Inuit walk out of DFO meeting on landlocked cod

“It wasn’t much of a consultation,” audience member says after frustrating experience

By JANE GEORGE

Three out of five people who turned up to what was billed as a public consultation on the future of Nunavut’s landlocked cod walked out after just a few minutes.

The three, all Inuit, appeared to be frustrated that there was no interpreter, no apparent agenda, and an official from the federal department of fisheries and oceans who did not bother to welcome them.

Rather, the official, who is the DFO’s fishery manager from Winnipeg, kept his back turned to the audience as he spoke.

“It wasn’t much of a consultation,” said Peter Keenainak from Qikiqtaaluk Corporation, who also sits on the Baffin Fisheries Coalition and was one of the three who chose not to stay.

The Government of Nunavut had sent two staff members to the meeting who remained after the three others left.

“We want an open and transparent process,” the GN’s fisheries manager Wayne Lynch said at the meeting.

“If we’re confused, what about the local people?” Lynch said to Sam Stephenson, who was sent up from Winnipeg by the DFO to coordinate the community consultation.

According to a DFO consultation workshop booklet, public consultation is used to consider whether to add the cod to the list of species at risk.

Had Inuit fully participated at the consultation in Iqaluit, the DFO might have learned that Inuit consider these giant cod too large and bad-tasting to waste much time or energy catching.

So the cod probably aren’t much at risk.

But the GN took this consultation seriously, because it wants to make sure that both science and traditional knowledge is taken into consideration. That’s because there’s a lot at stake.

A new federal law can put prohibitions in place that make it an offence “to kill, harm, harass, capture or take an individual” of any species listed at risk of extinction.

The Species at Risk Act, which came into force in 2003, requires the assessing and listing of wildlife and ensures species that are listed as threatened or endangered are protected through harvesting bans and/or mandatory recovery or action plans.

The feeble public consultation in Iqaluit doesn’t bode well for similar consultations that may be held the next time a species is added to the risk list.
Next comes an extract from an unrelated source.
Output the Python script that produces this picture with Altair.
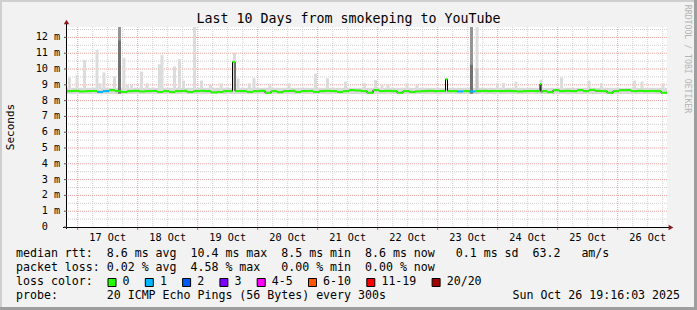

SARA already lists 233 species that receive protection under the law, but the Committee on the Status of Endangered Wildlife in Canada, the group that assesses and decides how healthy species are, wants to add Nunavut’s Atlantic cod stock to SARA’s list because it says research shows the species’ survival is “of special concern.”

The cod, measuring up to four and half feet long and weighing in at more than 70 pounds, are unique to Nunavut, and have only been found in a handful of lakes along Frobisher Bay and the Cumberland Sound. The landlocked cod ended up in these lakes at the end of the last ice age, 5,000 to 8,000 years ago.

If these cod are added to SARA’s list of species at risk, a management plan will be designed to protect the stock.

The GN is worried about the impact of adding the cod to the list and declaring them “of special concern.” As northern waters warm, Atlantic cod could be found, not just in those lakes, but also in the seas, and if they’re subject to protection, this could prevent any local cod fishery from developing.

There’s always the chance, said Lynch, that if Nunavut’s Atlantic cod are on the “of special concern” list, the DFO may say later “look that’s the way it is: we have no say in it.”

The GN is also concerned how any catch of Atlantic cod could be regulated through a management plan — since fish catches usually aren’t counted by individual fish landed but by weight.

Stephenson said he had heard the lake cod were being caught near Panniqtuuq for use as bait.

He also criticized media attention devoted to the existence of these unusual cod — although the presence of huge cod in Ogac Lake near Iqaluit and in a few other lakes is common knowledge to Inuit, who haven’t overfished them yet.

“People look at these photos and they want to get a piece of it,” Stephenson said.

Similar public consultations were planned in Panniqtuuq and Qikiqtarjuaq.

The DFO plans to ask COSEWIC to be more specific about whether its “of special concern” status would apply only to the lake-bound Atlantic cod before proceeding with its decision to add Nunavut’s Atlantic cod on the Species at Risk list.